The infant baby behind me was also not enjoying this ride and instead of keeping its opinion to itself, it let everyone else know exactly how it felt.

It began with restless murmurs, an occasional yelp, and then silence.

“Ok, phew.” I thought. Just a little sleepy whimpering.

Then another yowl, this time longer but followed by an even longer silence.

Then the cries began to build up like the rhythmic pulses of a cat that is about to vomit all over your new shoes….. and then silence, like the feeling of when you think you are going to sneeze and then don’t.

But then, with a sudden swivel of the searing wheel, possibly to avoid a vicuña, who have a penchant for jumping out into the road like their North American brethren I was used to, the baby prima donna began bawling out her aria.

I started counting her screams like a metronome

– 8 beats- pause- 24 beats with a crescendo pause- 8 forte beats- 8 piano beats-32 forte beats long!

There were some points I was impressed with its pitches and ability to hold notes, but there was no talent; it was like going to an opera where the prima donna audaciously believes that she can go onstage without warming up her vocal chords.

I was trapped. There was nothing I could do. The mother seemed to be doing the best she could.

What was once my cocoon now felt like I was mummifying to myself.

Unable to sleep, I felt my body + mind begin to calcify, every joint hardening and crystallizing.

If I didn’t know she was Peruvian, I might have thought she was Italian with that performance.

And by that I also mean, it was an opera that never fucking finished.
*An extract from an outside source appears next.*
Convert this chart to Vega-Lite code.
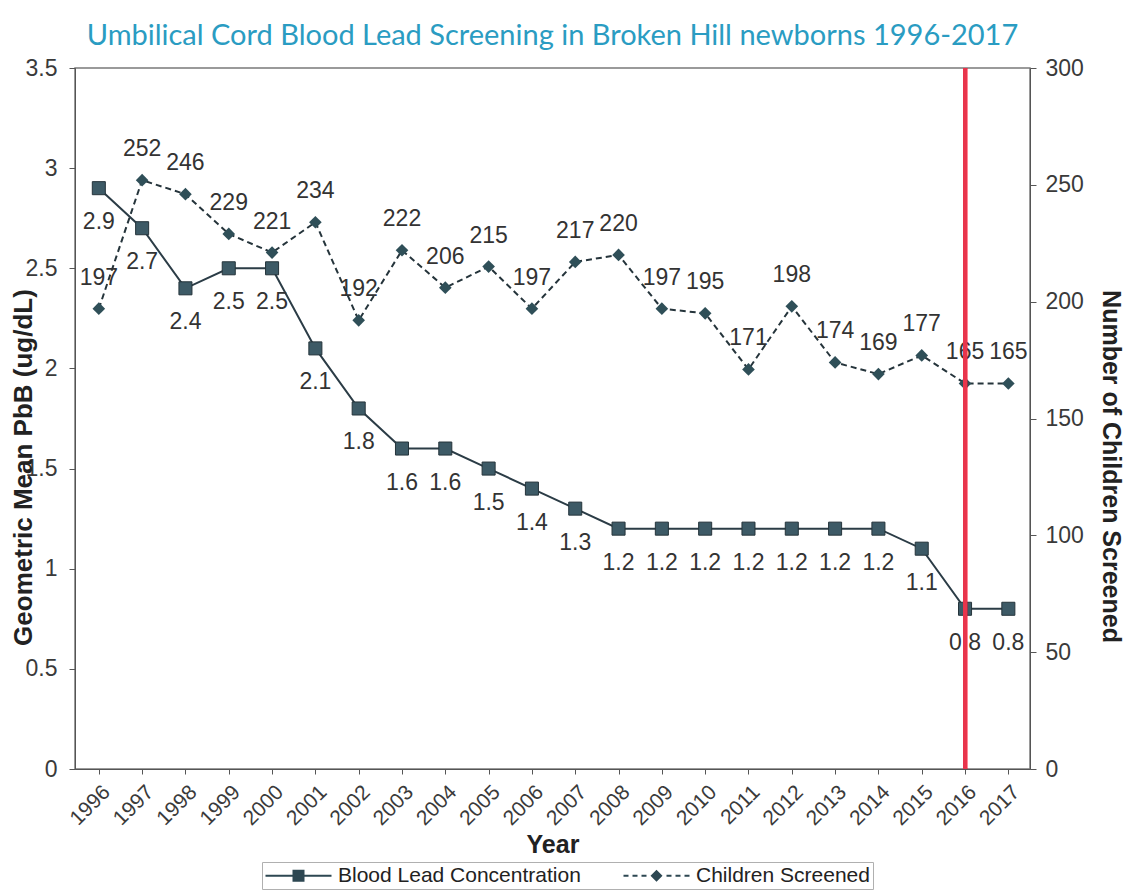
{
  "$schema": "https://vega.github.io/schema/vega-lite/v6.json",
  "width": 955,
  "height": 701,
  "autosize": "none",
  "padding": {"left": 75, "top": 68, "right": 99, "bottom": 122},
  "background": "white",
  "title": {
    "text": "Umbilical Cord Blood Lead Screening in Broken Hill newborns 1996-2017",
    "font": "Lato",
    "fontSize": 29,
    "fontWeight": "normal",
    "color": "#2a9cc2",
    "anchor": "middle",
    "offset": 6,
    "frame": "group"
  },
  "config": {
    "view": {"stroke": "#7a7a7a", "strokeWidth": 1.5},
    "axis": {
      "labelFont": "Liberation Sans",
      "titleFont": "Liberation Sans",
      "labelColor": "#3a3a3a",
      "titleColor": "#222",
      "grid": false,
      "domainColor": "#555",
      "tickColor": "#555"
    }
  },
  "data": {
    "values": [
      {"year": 1996, "lead": 2.9, "children": 197},
      {"year": 1997, "lead": 2.7, "children": 252},
      {"year": 1998, "lead": 2.4, "children": 246},
      {"year": 1999, "lead": 2.5, "children": 229},
      {"year": 2000, "lead": 2.5, "children": 221},
      {"year": 2001, "lead": 2.1, "children": 234},
      {"year": 2002, "lead": 1.8, "children": 192},
      {"year": 2003, "lead": 1.6, "children": 222},
      {"year": 2004, "lead": 1.6, "children": 206},
      {"year": 2005, "lead": 1.5, "children": 215},
      {"year": 2006, "lead": 1.4, "children": 197},
      {"year": 2007, "lead": 1.3, "children": 217},
      {"year": 2008, "lead": 1.2, "children": 220},
      {"year": 2009, "lead": 1.2, "children": 197},
      {"year": 2010, "lead": 1.2, "children": 195},
      {"year": 2011, "lead": 1.2, "children": 171},
      {"year": 2012, "lead": 1.2, "children": 198},
      {"year": 2013, "lead": 1.2, "children": 174},
      {"year": 2014, "lead": 1.2, "children": 169},
      {"year": 2015, "lead": 1.1, "children": 177},
      {"year": 2016, "lead": 0.8, "children": 165},
      {"year": 2017, "lead": 0.8, "children": 165}
    ]
  },
  "encoding": {
    "x": {
      "field": "year",
      "type": "quantitative",
      "scale": {"domain": [1995.45, 2017.5], "nice": false, "zero": false},
      "axis": {
        "title": "Year",
        "titleFontSize": 25,
        "titleFontWeight": "bold",
        "titlePadding": 4,
        "values": [1996,1997,1998,1999,2000,2001,2002,2003,2004,2005,2006,2007,2008,2009,2010,2011,2012,2013,2014,2015,2016,2017],
        "format": "d",
        "labelAngle": -45,
        "labelFontSize": 21,
        "labelPadding": 7,
        "labelDx": -5,
        "tickSize": 5,
        "labelOverlap": false,
        "labelBound": false,
        "labelFlush": false
      }
    }
  },
  "layer": [
    {
      "layer": [
        {
          "mark": {"type": "line", "strokeWidth": 2},
          "encoding": {
            "y": {
              "field": "lead",
              "type": "quantitative",
              "scale": {"domain": [0, 3.5], "nice": false},
              "axis": {
                "orient": "left",
                "title": "Geometric Mean PbB (ug/dL)",
                "titleFontSize": 26,
                "titleFontWeight": "bold",
                "titleX": -52,
                "titleY": 399,
                "titleBaseline": "middle",
                "values": [0, 0.5, 1, 1.5, 2, 2.5, 3, 3.5],
                "format": "~g",
                "labelFontSize": 23,
                "labelPadding": 12,
                "tickSize": 6
              }
            },
            "color": {
              "datum": "Blood Lead Concentration",
              "type": "nominal",
              "scale": {"domain": ["Blood Lead Concentration", "Children Screened"], "range": ["#2b3c46", "#25343b"]},
              "legend": {
                "orient": "none",
                "legendX": 187,
                "legendY": 794,
                "direction": "horizontal",
                "title": null,
                "symbolSize": 400,
                "symbolOffset": 23,
                "labelOffset": 29,
                "labelLimit": 400,
                "labelFont": "Liberation Sans",
                "labelFontSize": 21,
                "labelColor": "#222",
                "columnPadding": 42,
                "strokeColor": "#b0b0b0",
                "padding": 3,
                "encode": {
                  "symbols": {
                    "update": {
                      "shape": {"signal": "datum.value === 'Blood Lead Concentration' ? 'M-3.3,-0.1H3.3V0.1H-3.3Z M-0.6,-0.6H0.6V0.6H-0.6Z' : 'M-3.3,-0.1H-2.8V0.1H-3.3Z M-2.4,-0.1H-1.9V0.1H-2.4Z M-1.5,-0.1H-1.0V0.1H-1.5Z M-0.6,0L0,-0.6L0.6,0L0,0.6Z M1.0,-0.1H1.5V0.1H1.0Z M1.9,-0.1H2.4V0.1H1.9Z M2.8,-0.1H3.3V0.1H2.8Z'"},
                      "fill": {"value": "#2d4752"},
                      "stroke": {"value": "transparent"},
                      "strokeWidth": {"value": 0}
                    }
                  }
                }
              }
            }
          }
        },
        {
          "mark": {"type": "point", "shape": "square", "filled": true, "size": 170, "fill": "#3d5a66", "stroke": "#25343b", "strokeWidth": 1, "opacity": 1},
          "encoding": {"y": {"field": "lead", "type": "quantitative"}}
        },
        {
          "mark": {"type": "text", "dy": 34, "fontSize": 23, "font": "Liberation Sans", "color": "#333"},
          "encoding": {
            "y": {"field": "lead", "type": "quantitative"},
            "text": {"field": "lead", "type": "quantitative", "format": ".1f"}
          }
        }
      ]
    },
    {
      "layer": [
        {
          "mark": {"type": "line", "strokeWidth": 2, "strokeDash": [6, 4]},
          "encoding": {
            "y": {
              "field": "children",
              "type": "quantitative",
              "scale": {"domain": [0, 300], "nice": false},
              "axis": {
                "orient": "right",
                "title": "Number of Children Screened",
                "titleFontSize": 25,
                "titleFontWeight": "bold",
                "titleX": 80,
                "titleY": 398,
                "titleBaseline": "middle",
                "values": [0, 50, 100, 150, 200, 250, 300],
                "labelFontSize": 23,
                "labelPadding": 9,
                "tickSize": 6
              }
            },
            "color": {"datum": "Children Screened", "type": "nominal"}
          }
        },
        {
          "mark": {"type": "point", "shape": "diamond", "filled": true, "size": 160, "fill": "#2f4f58", "opacity": 1},
          "encoding": {"y": {"field": "children", "type": "quantitative"}}
        },
        {
          "mark": {"type": "text", "dy": -31, "fontSize": 23, "font": "Liberation Sans", "color": "#333"},
          "encoding": {
            "y": {"field": "children", "type": "quantitative"},
            "text": {"field": "children", "type": "quantitative"}
          }
        }
      ]
    },
    {
      "mark": {"type": "rule", "color": "#e8354c", "strokeWidth": 4},
      "encoding": {"x": {"datum": 2016}}
    }
  ],
  "resolve": {"scale": {"y": "independent"}}
}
That baby screamed directly behind me for the remaining 12 hours of our clunky bus ride and needless to say once I got off the bus my chakras were out of alignment.

I was haggard, bags under my eyes and arms, and the screams of the baby reverberating in my skull even when I was finally surrounded by desert silence.

Now, when I’m boarding a bus, I scan for children, babies, obnoxious teenagers and attempt to put a sleeping spell on them for a quiet journey ride.